ASSERT(!(dwOptions & openExclusive));
m_bUpdatable = !(dwOptions & openReadOnly);
TRY
{
m_strConnect = lpszConnectString;
DATA_BLOB connectBlob;
connectBlob.pbData = (BYTE *)(LPCTSTR)m_strConnect;
connectBlob.cbData = (DWORD)(AtlStrLen(m_strConnect) + 1) * sizeof(TCHAR);
if (CryptProtectData(&connectBlob, NULL, NULL, NULL, NULL, 0, &m_blobConnect))
{
SecureZeroMemory((BYTE *)(LPCTSTR)m_strConnect, m_strConnect.GetLength() * sizeof(TCHAR));
m_strConnect.Empty();
}
// Allocate the HDBC and make connection
AllocConnect(dwOptions);
if(!CDatabase::Connect(dwOptions))
return FALSE;
// Verify support for required functionality and cache info
VerifyConnect();
GetConnectInfo();
}
CATCH_ALL(e)
{
Free();
THROW_LAST();
}
END_CATCH_ALL
return TRUE;
}
void MyCDatabase::AllocConnect(DWORD dwOptions)
{
CDatabase::AllocConnect(dwOptions);
dwOptions = dwOptions | CDatabase::useCursorLib;
// Turn on cursor lib support
if (dwOptions & useCursorLib)
{
::SQLSetConnectAttr(m_hdbc, SQL_ATTR_ODBC_CURSORS, (SQLPOINTER)SQL_CUR_USE_ODBC, 0);
// With cursor library added records immediately in result set
m_bIncRecordCountOnAdd = TRUE;
}
}
Please note that you do not want to pass in useCursorLab to OpenEx at first, you need to override it in the hacked version of AllocConnect.
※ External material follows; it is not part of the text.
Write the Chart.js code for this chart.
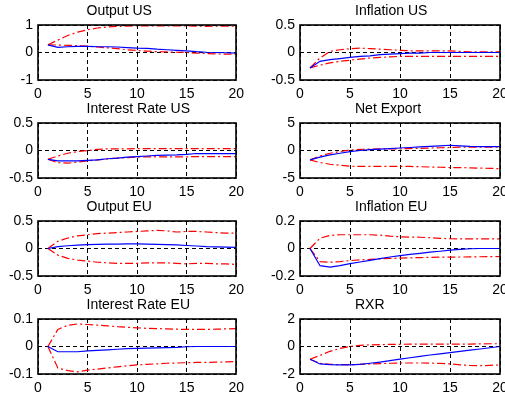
<!DOCTYPE html>
<html>
<head>
<meta charset="utf-8">
<script src="https://cdn.jsdelivr.net/npm/chart.js@4.4.0/dist/chart.umd.min.js"></script>
<style>
  html, body { margin: 0; padding: 0; background: #fff; overflow: hidden; width: 505px; height: 398px; }
  canvas { position: absolute; }
</style>
</head>
<body>
<script>
// ---------- DATA ----------
const periods = [1,2,3,4,5,6,7,8,9,10,11,12,13,14,15,16,17,18,19,20];
const xTicks = [0,5,10,15,20];

const titles = ["Output US","Inflation US","Interest Rate US","Net Export","Output EU","Inflation EU","Interest Rate EU","RXR"];
const yLimits = [1, 0.5, 0.5, 5, 0.5, 0.2, 0.1, 2];

const outputUS_irf   = [0.28,0.19,0.21,0.22,0.22,0.21,0.21,0.2,0.18,0.16,0.15,0.12,0.1,0.08,0.06,0.03,0.01,0.0,-0.01,-0.02];
const outputUS_upper = [0.28,0.45,0.62,0.74,0.83,0.89,0.93,0.95,0.96,0.97,0.97,0.97,0.97,0.97,0.97,0.96,0.95,0.96,0.96,0.96];
const outputUS_lower = [0.28,0.27,0.26,0.25,0.23,0.2,0.17,0.14,0.1,0.07,0.05,0.03,0.02,0.01,0.0,-0.02,-0.04,-0.05,-0.06,-0.06];

const inflUS_irf   = [-0.28,-0.16,-0.13,-0.11,-0.09,-0.07,-0.06,-0.04,-0.03,-0.02,-0.01,-0.01,0,0,0,0,0,0,0,0];
const inflUS_upper = [-0.28,-0.1,0.02,0.05,0.07,0.08,0.07,0.06,0.05,0.04,0.03,0.03,0.03,0.03,0.03,0.02,0.01,0.01,0.01,0.01];
const inflUS_lower = [-0.28,-0.23,-0.19,-0.16,-0.14,-0.12,-0.1,-0.09,-0.08,-0.07,-0.07,-0.07,-0.07,-0.07,-0.07,-0.07,-0.07,-0.07,-0.07,-0.07];

const rateUS_irf   = [-0.16,-0.19,-0.19,-0.19,-0.18,-0.17,-0.15,-0.14,-0.12,-0.11,-0.1,-0.09,-0.085,-0.08,-0.07,-0.055,-0.055,-0.055,-0.055,-0.055];
const rateUS_upper = [-0.16,-0.1,-0.05,-0.02,0.0,0.02,0.03,0.03,0.03,0.035,0.035,0.035,0.035,0.035,0.035,0.035,0.035,0.035,0.035,0.035];
const rateUS_lower = [-0.16,-0.22,-0.23,-0.21,-0.19,-0.17,-0.155,-0.14,-0.13,-0.12,-0.115,-0.115,-0.115,-0.115,-0.115,-0.11,-0.11,-0.11,-0.11,-0.11];

const netExp_irf   = [-1.7,-1.2,-0.8,-0.5,-0.2,0.0,0.15,0.25,0.35,0.45,0.55,0.65,0.75,0.85,0.95,0.85,0.75,0.7,0.7,0.7];
const netExp_upper = [-1.7,-1.0,-0.5,-0.2,0.1,0.2,0.25,0.3,0.3,0.3,0.35,0.4,0.45,0.5,0.55,0.6,0.6,0.6,0.6,0.6];
const netExp_lower = [-1.7,-2.2,-2.5,-2.7,-2.85,-2.9,-2.9,-2.9,-2.9,-2.9,-2.9,-2.95,-3.0,-3.05,-3.1,-3.1,-3.15,-3.2,-3.25,-3.3];

const outputEU_irf   = [0.0,0.035,0.05,0.06,0.07,0.075,0.08,0.08,0.085,0.085,0.08,0.075,0.07,0.065,0.055,0.045,0.035,0.03,0.025,0.02];
const outputEU_upper = [0.0,0.13,0.19,0.23,0.25,0.27,0.28,0.29,0.3,0.31,0.32,0.33,0.32,0.3,0.31,0.31,0.3,0.29,0.28,0.28];
const outputEU_lower = [0.0,-0.12,-0.18,-0.21,-0.23,-0.25,-0.26,-0.27,-0.27,-0.27,-0.26,-0.26,-0.26,-0.27,-0.28,-0.27,-0.27,-0.28,-0.28,-0.29];

const inflEU_irf   = [0.0,-0.125,-0.135,-0.125,-0.11,-0.098,-0.086,-0.074,-0.062,-0.052,-0.043,-0.035,-0.027,-0.02,-0.012,-0.006,-0.002,0.0,0.0,0.0];
const inflEU_upper = [0.0,0.075,0.095,0.1,0.1,0.1,0.1,0.097,0.09,0.085,0.083,0.082,0.078,0.074,0.071,0.07,0.07,0.07,0.07,0.07];
const inflEU_lower = [0.0,-0.095,-0.1,-0.095,-0.088,-0.083,-0.079,-0.075,-0.072,-0.07,-0.068,-0.066,-0.064,-0.063,-0.063,-0.062,-0.061,-0.06,-0.059,-0.058];

const rateEU_irf   = [0.0,-0.019,-0.019,-0.019,-0.016,-0.014,-0.012,-0.01,-0.008,-0.007,-0.006,-0.005,-0.004,-0.003,-0.001,0,0,0,0,0];
const rateEU_upper = [0.0,0.062,0.077,0.082,0.08,0.078,0.075,0.072,0.07,0.068,0.066,0.065,0.064,0.063,0.062,0.062,0.062,0.063,0.064,0.065];
const rateEU_lower = [0.0,-0.078,-0.088,-0.092,-0.086,-0.082,-0.078,-0.074,-0.07,-0.067,-0.065,-0.063,-0.061,-0.06,-0.059,-0.058,-0.058,-0.057,-0.056,-0.055];

const rxr_irf   = [-0.93,-1.27,-1.32,-1.34,-1.34,-1.3,-1.22,-1.13,-1.03,-0.92,-0.82,-0.72,-0.62,-0.53,-0.44,-0.36,-0.27,-0.18,-0.09,0.0];
const rxr_upper = [-0.93,-0.65,-0.35,-0.14,0.0,0.08,0.12,0.14,0.15,0.16,0.17,0.17,0.17,0.17,0.18,0.18,0.18,0.19,0.2,0.2];
const rxr_lower = [-0.93,-1.22,-1.3,-1.32,-1.32,-1.3,-1.27,-1.25,-1.22,-1.2,-1.2,-1.2,-1.21,-1.23,-1.27,-1.33,-1.38,-1.4,-1.37,-1.34];

const irfSeries   = [outputUS_irf, inflUS_irf, rateUS_irf, netExp_irf, outputEU_irf, inflEU_irf, rateEU_irf, rxr_irf];
const upperSeries = [outputUS_upper, inflUS_upper, rateUS_upper, netExp_upper, outputEU_upper, inflEU_upper, rateEU_upper, rxr_upper];
const lowerSeries = [outputUS_lower, inflUS_lower, rateUS_lower, netExp_lower, outputEU_lower, inflEU_lower, rateEU_lower, rxr_lower];

// ---------- LAYOUT ----------
const FONT = '"Liberation Sans", Arial, sans-serif';
const colLayout = [
  { left: 0,   width: 250, yAxisW: 38, padRight: 13, titleX: 86.5 },
  { left: 250, width: 275, yAxisW: 50, padRight: 25, titleX: 355 }
];
const rowTop = [0, 98, 196, 294];
const CANVAS_H = 98, PAD_TOP = 25, XAXIS_H = 18;

const toXY = arr => arr.map((v, i) => ({ x: periods[i], y: v }));

const boxAndTitle = {
  id: 'boxAndTitle',
  afterDraw(chart, args, opts) {
    const { ctx, chartArea: a } = chart;
    ctx.save();
    ctx.strokeStyle = '#000';
    ctx.lineWidth = 1.6;
    ctx.setLineDash([]);
    ctx.strokeRect(Math.round(a.left), Math.round(a.top),
                   Math.round(a.right - a.left), Math.round(a.bottom - a.top));
    ctx.fillStyle = '#000';
    ctx.font = '14px ' + FONT;
    ctx.textAlign = 'left';
    ctx.textBaseline = 'alphabetic';
    ctx.fillText(opts.text, opts.x, a.top - 10.5);
    ctx.restore();
  }
};

for (let p = 0; p < 8; p++) {
  const col = colLayout[p % 2];
  const row = Math.floor(p / 2);
  const lim = yLimits[p];
  const cv = document.createElement('canvas');
  cv.width = col.width; cv.height = CANVAS_H;
  cv.style.left = col.left + 'px'; cv.style.top = rowTop[row] + 'px';
  cv.style.width = col.width + 'px'; cv.style.height = CANVAS_H + 'px';
  document.body.appendChild(cv);

  new Chart(cv, {
    type: 'line',
    data: {
      datasets: [
        { data: toXY(irfSeries[p]), borderColor: '#0000ff', borderWidth: 1.2, pointRadius: 0, tension: 0, fill: false },
        { data: toXY(upperSeries[p]), borderColor: '#ff0000', borderWidth: 1.2, borderDash: [8,3,2,3], pointRadius: 0, tension: 0, fill: false },
        { data: toXY(lowerSeries[p]), borderColor: '#ff0000', borderWidth: 1.2, borderDash: [8,3,2,3], pointRadius: 0, tension: 0, fill: false }
      ]
    },
    options: {
      responsive: false,
      animation: false,
      devicePixelRatio: 1,
      layout: { padding: { top: PAD_TOP, right: col.padRight, left: 0, bottom: 0 } },
      plugins: {
        legend: { display: false },
        tooltip: { enabled: false },
        boxAndTitle: { text: titles[p], x: col.titleX - col.left }
      },
      scales: {
        x: {
          type: 'linear', min: 0, max: 20,
          afterBuildTicks: s => { s.ticks = xTicks.map(v => ({ value: v })); },
          afterFit: s => { s.height = XAXIS_H; },
          ticks: { color: '#000', font: { family: FONT, size: 14 }, padding: 6, maxRotation: 0, autoSkip: false, callback: v => String(v) },
          grid: { color: '#000', lineWidth: 1, drawTicks: false },
          border: { display: false, dash: [4,3] }
        },
        y: {
          type: 'linear', min: -lim, max: lim,
          afterBuildTicks: s => { s.ticks = [-lim, 0, lim].map(v => ({ value: v })); },
          afterFit: s => { s.width = col.yAxisW; },
          ticks: { color: '#000', font: { family: FONT, size: 14 }, padding: 5, autoSkip: false, callback: v => String(v) },
          grid: { color: '#000', lineWidth: 1, drawTicks: false },
          border: { display: false, dash: [4,3] }
        }
      }
    },
    plugins: [boxAndTitle]
  });
}
</script>
</body>
</html>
Also note that this is just a hack but it appears to work. Please test all your code to be sure it works as expected but so far it works OK for me.
If anyone else runs into this issue, here's what seems to be the answer:
For ODBC to an Access database, connect using CDatabase mydb; mydb.OpenEx(.., 0), so that you ask the system not to load the cursor library.
Then for the recordsets, use dynaset CMyRecordset myrs; myrs.Open(CRecordset::dynaset, ...).
Finally, you must make sure that your tables have a primary key in order to use dynasets (keysets).
Derive CDatabase and override OpenEx. In your derived class CMyDatabase, replace the call to AllocConnect to MyAllocConnect. Obviously, your MyAllocConnect function should call SQLSetConnectOption with the desired parameter:
// Turn on cursor lib support
if (dwOptions & useCursorLib)
{
AFX_SQL_SYNC(::SQLSetConnectOption(m_hdbc, SQL_ODBC_CURSORS, SQL_CUR_USE_ODBC));
// With cursor library added records immediately in result set
m_bIncRecordCountOnAdd = TRUE;
}
Then use your CMyDatabase class instead of CDatabase for all your queries.